Schwester Judith Wieland

Abtei vom Heiligen Kreuz Herstelle, Leiterin des Klosterladens

Es ist ein besonderer Ort. Ein Ort, der Ruhe ausstrahlt. Ein Ort, an dem man dem Himmel plötzlich näher zu sein scheint.  Hoch über der Weser im Dreiländereck Nordrhein-Westfalen, Niedersachsen und Hessen auf dem Hersteller Berg ist die hektische Welt plötzlich ganz weit weg. Und das für einen Nachmittag, für ein kurzes Gespräch, einen Gang durch den hübschen Klosterladen oder gleich für einen ganzen Urlaub. Der Aufenthalt bietet keinen Meerblick, kein Sonnen am Strand und kein Animationsprogramm. In der Benediktinerinnen-Abtei vom Heiligen Kreuz Herstelle, in dem 38 Schwestern leben, kommen Besucher zum Atem holen, Abschalten, Nachdenken und können dabei einfach den Lärm des Alltags draußen lassen.

Genau das begleitet auch Schwester Judith auf ihrem geistlichen Weg. Die 35-jährige Benediktinerin leitet seit zwei Jahren den Klosterladen der Abtei. Dort wechselt sie von der klösterlichen Stille in die Außenwelt, kommt mit vielen ins Gespräch. „Ich arbeite gern mit Menschen, mache sie mit unserem Leben vertraut“, erklärt Schwester Judith. Sie weiß, dass viele in die Klosterregion kommen, weil sie neugierig sind, Klöster eigentlich nur von Hören-Sagen oder vom Anschauen kennen.

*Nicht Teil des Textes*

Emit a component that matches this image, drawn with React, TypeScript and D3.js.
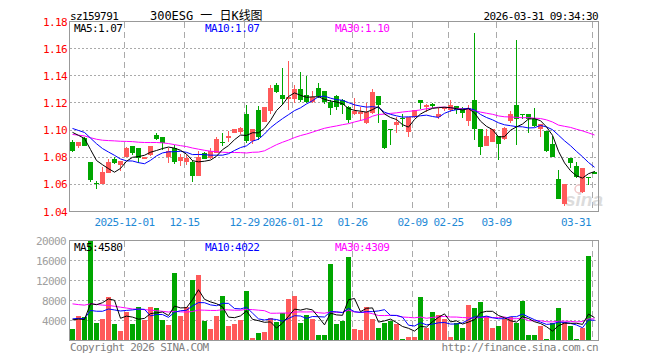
import React from 'react';
import * as d3 from 'd3';

const symbolCode = 'sz159791';
const chartTitle = '300ESG 一 日K线图';
const timestamp = '2026-03-31 09:34:30';

// daily candles
const opens = [1.0914,1.0885,1.0944,1.0765,1.0610,1.0604,1.0687,1.0787,1.0743,1.0800,
1.0883,1.0870,1.0787,1.0817,1.0963,1.0949,1.0799,1.0870,1.0775,1.0765,
1.0765,1.0663,1.0829,1.0792,1.0829,1.0912,1.0939,1.0980,1.0988,1.1117,
1.0920,1.1147,1.1063,1.1139,1.1335,1.1257,1.1232,1.1232,1.1300,1.1257,
1.1208,1.1310,1.1286,1.1208,1.1250,1.1225,1.1171,1.1122,1.1122,1.1049,
1.1127,1.1252,1.1073,1.1006,1.1037,1.1092,1.0988,1.1093,1.1220,1.1170,
1.1191,1.1093,1.1157,1.1147,1.1176,1.1166,1.1068,1.1220,1.1008,1.0883,
1.0914,1.0956,1.0934,1.1066,1.1183,1.1115,1.1117,1.1083,1.1010,1.0993,
1.0897,1.0640,1.0454,1.0794,1.0738,1.0547,1.0657,1.0690];
const highs = [1.0926,1.0910,1.0950,1.0765,1.0628,1.0726,1.0787,1.0800,1.0772,1.0878,
1.0883,1.0870,1.0804,1.0883,1.0980,1.0949,1.0865,1.0890,1.0824,1.0817,
1.0780,1.0846,1.0836,1.0865,1.0950,1.0975,1.0990,1.1005,1.1025,1.1183,
1.1008,1.1175,1.1171,1.1335,1.1347,1.1458,1.1507,1.1330,1.1428,1.1397,
1.1290,1.1347,1.1290,1.1220,1.1260,1.1230,1.1175,1.1240,1.1170,1.1200,
1.1300,1.1252,1.1073,1.1006,1.1098,1.1122,1.1093,1.1150,1.1222,1.1190,
1.1200,1.1160,1.1170,1.1220,1.1180,1.1170,1.1184,1.1717,1.1008,1.1008,
1.1008,1.0956,1.1025,1.1142,1.1661,1.1117,1.1117,1.1166,1.1044,1.0993,
1.0958,1.0706,1.0603,1.0794,1.0767,1.0723,1.0657,1.0695];
const lows = [1.0838,1.0870,1.0880,1.0620,1.0569,1.0600,1.0685,1.0752,1.0700,1.0800,
1.0817,1.0755,1.0787,1.0810,1.0926,1.0853,1.0760,1.0750,1.0736,1.0743,
1.0620,1.0658,1.0787,1.0787,1.0829,1.0885,1.0909,1.0980,1.0970,1.0902,
1.0895,1.0930,1.1060,1.1120,1.1270,1.1183,1.1147,1.1196,1.1208,1.1200,
1.1200,1.1240,1.1190,1.1110,1.1150,1.1122,1.1054,1.1110,1.1070,1.1044,
1.1120,1.1054,1.0858,1.0890,1.0976,1.1024,1.0946,1.1090,1.1152,1.1135,
1.1160,1.1083,1.1140,1.1135,1.1115,1.1090,1.1032,1.0930,1.0816,1.0880,
1.0910,1.0780,1.0930,1.1054,1.0890,1.1080,1.0980,1.1020,1.0946,1.0840,
1.0800,1.0490,1.0437,1.0718,1.0650,1.0540,1.0596,1.0675];
const closes = [1.0846,1.0910,1.0885,1.0633,1.0606,1.0689,1.0765,1.0755,1.0772,1.0870,
1.0834,1.0792,1.0804,1.0883,1.0934,1.0907,1.0846,1.0765,1.0804,1.0792,
1.0665,1.0804,1.0787,1.0846,1.0934,1.0907,1.0953,1.1005,1.1017,1.0920,
1.1007,1.0950,1.1171,1.1310,1.1281,1.1228,1.1245,1.1306,1.1220,1.1208,
1.1245,1.1250,1.1208,1.1160,1.1170,1.1184,1.1073,1.1139,1.1130,1.1135,
1.1277,1.1184,1.0865,1.1002,1.1061,1.1088,1.1093,1.1147,1.1201,1.1183,
1.1176,1.1117,1.1166,1.1183,1.1147,1.1127,1.1166,1.1010,1.0878,1.0956,
1.1008,1.0897,1.1017,1.1117,1.1078,1.1112,1.1083,1.1029,1.1044,1.0848,
1.0804,1.0493,1.0603,1.0755,1.0657,1.0723,1.0655,1.0680];
const volumes = [2400,5000,4800,20000,3600,4400,8800,3400,2000,5800,
3400,6700,4200,6800,6600,4200,3200,13600,5000,6800,
12200,13200,4000,2400,5000,9000,3000,3400,4200,10000,
600,1600,1800,4600,3800,5600,8400,9000,3600,5200,
4400,1200,1200,15400,3400,4000,16800,2400,2200,6800,
4400,2600,3600,4000,3400,400,800,800,8800,2600,
5800,5200,4250,800,3600,2600,7200,6600,7800,5000,
2600,3000,4400,4800,3600,8000,1200,1200,3000,400,
3600,6600,3720,2900,400,2500,16900,200];

// sessions before the visible window (estimated from where the MA lines start)
const priorCloses = [1.108,1.104,1.103,1.095,1.090,1.085,1.082,1.086,1.090,1.088,
1.092,1.087,1.089,1.0927,1.098,1.101,1.100,1.103,1.099,1.099,
1.106,1.103,1.105,1.102,1.1045,1.102,1.100,1.104,1.1009];
const priorVolumes = [9500,8000,12000,7000,9000,10500,8500,7500,11000,9000,
8000,7000,9500,10000,8000,7500,9000,8500,8000,9100,
4000,5200,3800,5150,4500,4200,5300,4100,4650];

const dateTickIndex = [9, 19, 29, 37, 47, 57, 63, 71, 87];
const dateTickLabels = ['2025-12-01', '12-15', '12-29', '2026-01-12', '01-26', '02-09', '02-25', '03-09', '03-31'];
const priceTicks = [1.04, 1.06, 1.08, 1.10, 1.12, 1.14, 1.16, 1.18];
const volumeTicks = [4000, 8000, 12000, 16000, 20000];

const UP = '#ff5a5a';
const DOWN = '#00a600';
const MONO = "'DejaVu Sans Mono', 'Liberation Mono', monospace";

export default function App() {
  const n = closes.length;
  const idx = d3.range(n);
  const x = d3.scaleBand<number>().domain(idx).range([69.5, 597.5]).paddingInner(1 / 6).paddingOuter(1 / 12);
  const bw = x.bandwidth();
  const cx = (i: number) => (x(i) as number) + bw / 2;
  const y = d3.scaleLinear().domain([1.04, 1.18]).range([211.5, 21.5]);
  const yv = d3.scaleLinear().domain([0, 20000]).range([340.5, 240.5]);

  const P = priorCloses.length;
  const allC = priorCloses.concat(closes);
  const allV = priorVolumes.concat(volumes);
  const ma = (arr: number[], k: number) => idx.map((i) => d3.mean(arr.slice(P + i - k + 1, P + i + 1)) as number);
  const pm5 = ma(allC, 5), pm10 = ma(allC, 10), pm30 = ma(allC, 30);
  const vm5 = ma(allV, 5), vm10 = ma(allV, 10), vm30 = ma(allV, 30);

  const lineP = d3.line<number>().x((_, i) => cx(i)).y((d) => y(d));
  const lineV = d3.line<number>().x((_, i) => cx(i)).y((d) => yv(d));

  const crisp = (v: number) => Math.floor(v) + 0.5;
  const textStyle = { fontFamily: MONO, fontSize: 11, letterSpacing: '-0.6px' } as React.CSSProperties;
  const gridV = dateTickIndex.map((i) => (x(i) as number) + 0.5);

  return (
    <svg width={660} height={360} style={{ position: 'absolute', left: 0, top: 0, background: '#fff' }}>
      <rect x={0} y={0} width={660} height={360} fill="#fff" />
      {/* header */}
      <text x={70} y={20} style={textStyle} fill="#000">{symbolCode}</text>
      <text x={150} y={20} style={{ ...textStyle, fontFamily: "'DejaVu Sans Mono', 'Noto Sans CJK SC', monospace", fontSize: 12 }} textLength={112} lengthAdjust="spacing" fill="#000">{chartTitle}</text>
      <text x={598} y={20} textAnchor="end" style={textStyle} fill="#000">{timestamp}</text>

      {/* price panel grid */}
      {priceTicks.filter((t) => t > 1.041 && t < 1.179).map((t) => (
        <line key={'hg' + t} x1={70} x2={598} y1={crisp(y(t))} y2={crisp(y(t))} stroke="#aaa" strokeDasharray="2,2" />
      ))}
      {gridV.map((gx, k) => (
        <line key={'vg' + k} x1={gx} x2={gx} y1={22} y2={211} stroke="#aaa" strokeDasharray="6,4" />
      ))}
      {priceTicks.map((t) => (
        <text key={'pl' + t} x={67} y={y(t) + 4} textAnchor="end" style={textStyle} fill="#f00">{t.toFixed(2)}</text>
      ))}
      <text x={565} y={206} style={{ fontFamily: "'Liberation Sans', Arial, sans-serif", fontSize: 19, fontStyle: 'italic', fontWeight: 'bold' }} fill="#dcdcdc">sina</text>
      <circle cx={579} cy={189} r={4} fill="none" stroke="#f0c8c8" strokeWidth={1.5} />

      {/* candles */}
      {idx.map((i) => {
        const o = opens[i], c = closes[i];
        const col = c >= o ? UP : DOWN;
        const top = y(Math.max(o, c));
        const h = Math.max(1, Math.abs(y(o) - y(c)));
        return (
          <g key={'c' + i} shapeRendering="crispEdges">
            <line x1={cx(i)} x2={cx(i)} y1={y(highs[i])} y2={y(lows[i])} stroke={col} />
            <rect x={x(i)} y={top} width={bw} height={h} fill={col} />
          </g>
        );
      })}
      <path d={lineP(pm30) || ''} fill="none" stroke="#ff00ff" strokeWidth={1} />
      <path d={lineP(pm10) || ''} fill="none" stroke="#0000ff" strokeWidth={1} />
      <path d={lineP(pm5) || ''} fill="none" stroke="#000" strokeWidth={1} />
      <rect x={69.5} y={21.5} width={529} height={190} fill="none" stroke="#999" />
      <text x={74} y={32} style={textStyle} fill="#000">{'MA5:' + pm5[n - 1].toFixed(2)}</text>
      <text x={205} y={32} style={textStyle} fill="#0000ff">{'MA10:' + pm10[n - 1].toFixed(2)}</text>
      <text x={335} y={32} style={textStyle} fill="#ff00ff">{'MA30:' + pm30[n - 1].toFixed(2)}</text>

      {/* date labels */}
      {dateTickIndex.map((i, k) => {
        const lab = dateTickLabels[k];
        const w = lab.length * 6;
        const gx = gridV[k];
        const over = gx + w / 2 > 591;
        return (
          <text key={'dl' + k} x={over ? 591 : gx} y={226} textAnchor={over ? 'end' : 'middle'} style={textStyle} fill="#1f8ad6">{lab}</text>
        );
      })}

      {/* volume panel */}
      {volumeTicks.filter((t) => t < 20000).map((t) => (
        <line key={'vh' + t} x1={70} x2={598} y1={crisp(yv(t))} y2={crisp(yv(t))} stroke="#aaa" strokeDasharray="2,2" />
      ))}
      {gridV.map((gx, k) => (
        <line key={'vv' + k} x1={gx} x2={gx} y1={241} y2={340} stroke="#aaa" strokeDasharray="6,4" />
      ))}
      {volumeTicks.map((t) => (
        <text key={'vl' + t} x={66} y={yv(t) + 4} textAnchor="end" style={textStyle} fill="#a0a0a0">{t}</text>
      ))}
      {idx.map((i) => (
        <rect key={'v' + i} x={x(i)} y={yv(volumes[i])} width={bw} height={Math.max(0, 340 - yv(volumes[i]))}
          fill={closes[i] >= opens[i] ? UP : DOWN} shapeRendering="crispEdges" />
      ))}
      <path d={lineV(vm30) || ''} fill="none" stroke="#ff00ff" strokeWidth={1} />
      <path d={lineV(vm10) || ''} fill="none" stroke="#0000ff" strokeWidth={1} />
      <path d={lineV(vm5) || ''} fill="none" stroke="#000" strokeWidth={1} />
      <rect x={69.5} y={240.5} width={529} height={100} fill="none" stroke="#999" />
      <text x={74} y={251} style={textStyle} fill="#000">{'MA5:' + Math.round(vm5[n - 1])}</text>
      <text x={205} y={251} style={textStyle} fill="#0000ff">{'MA10:' + Math.round(vm10[n - 1])}</text>
      <text x={335} y={251} style={textStyle} fill="#ff00ff">{'MA30:' + Math.round(vm30[n - 1])}</text>

      <text x={70} y={351} style={textStyle} fill="#808080">Copyright 2026 SINA.COM</text>
      <text x={598} y={351} textAnchor="end" style={textStyle} fill="#808080">http://finance.sina.com.cn</text>
    </svg>
  );
}
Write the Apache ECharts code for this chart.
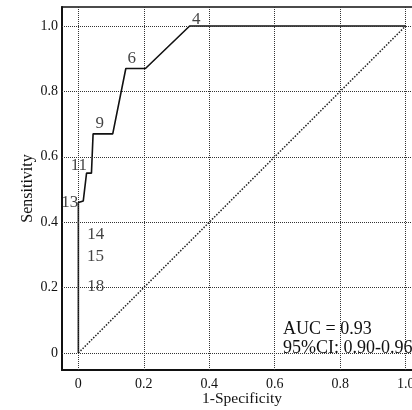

Die Faszination des Unbekannten spielt dabei eine große Rolle. „Wir bieten ja vielleicht so eine Art Gegenentwurf zur gesellschaftlichen Realität“, vermutet die Schwester. Manche Gäste suchen einen neuen Weg, weil sie sich in einer Sackgasse befinden, weil sie beruflich oder privat gestrandet sind oder auch weil sie sich für Spiritualität oder Kulturgeschichte interessieren. „Unsere Gäste haben ganz unterschiedliche Gründe, weshalb sie bei uns Zeit verbringen wollen.“ Und das Weshalb und Warum wird immer akzeptiert, der Mensch so angenommen, wie er ist.

Wer länger bleiben will: Im modernen Gästehaus St. Scholastika stehen 28 komfortable Zimmer zur Verfügung. Das Kloster lädt dazu ein, die Gottesdienste mitzumachen. Die Besucher müssen aber nicht. „Wir freuen uns, dass die Menschen mit einen Teil des Lebens mit uns verbringen, wollen sie aber nicht bekehren oder gar missionieren“, betont Schwester Judith mit einem Lächeln. Denn jeder dürfe und könne so bleiben und sich so geben, wie er ist. Hemmschwellen gibt es selten, der Kontakt ist sofort herzlich.  Denn: „Wir sind ja keine Engel, die unter der Decke schweben“, stellt Schwester Judith mit strahlendem Lächeln fest. Das vielfältige Kursprogramm könne dazu beitragen, dass Menschen wieder mehr Orientierung in ihrem Leben erhalten.

Die Abtei in Herstelle steht nicht für sich allein. Dem kulturellen Erbe der Klöster lasse sich in der Region wunderbar nachspüren, wie Schwester Judith selbst immer wieder erfährt. „Klöster werden in Mittelpunkt gerückt, bekommen Aufmerksamkeit und sind Teil der Region“, freut sich Schwester Judith. Neben dem UNESCO-Weltkulturerbe Corvey – „ein wahrhaft imposanter Ort, der Geschichte atmet“ – sei neben Herstelle natürlich die ehemalige Abtei Marienmünster für die Besucher sehenswert.

Schwester Judith hält auch viel von Sport. In ihrer Freizeit wandert sie gern und schwingt sich aufs Rad. Neben dem urigen Diemel-Radweg ist der Weser-Radweg ihr persönlicher Favorit. „Ohne viel Steigungen und Anstrengung kann man an der Weser weite Strecken zurücklegen, ohne dass man es merkt und dabei so viel landschaftlich Schönes entdecken“, schwärmt die aktive Benediktinerin.

Ansonsten sollten Besucher sich der Klosterregion mit allen Sinnen öffnen. „Mit kleinen Schritten den Weg unter den Füßen spüren und erfahren, was an Überfülle vorhanden ist“, sagt Schwester Judith. Ihre Familie aus dem Fränkischen verbringt übrigens gern ihre Ferien in der Abtei Herstelle. „Für meinen Vater ist das Kulturland inzwischen der liebste Urlaubsort“.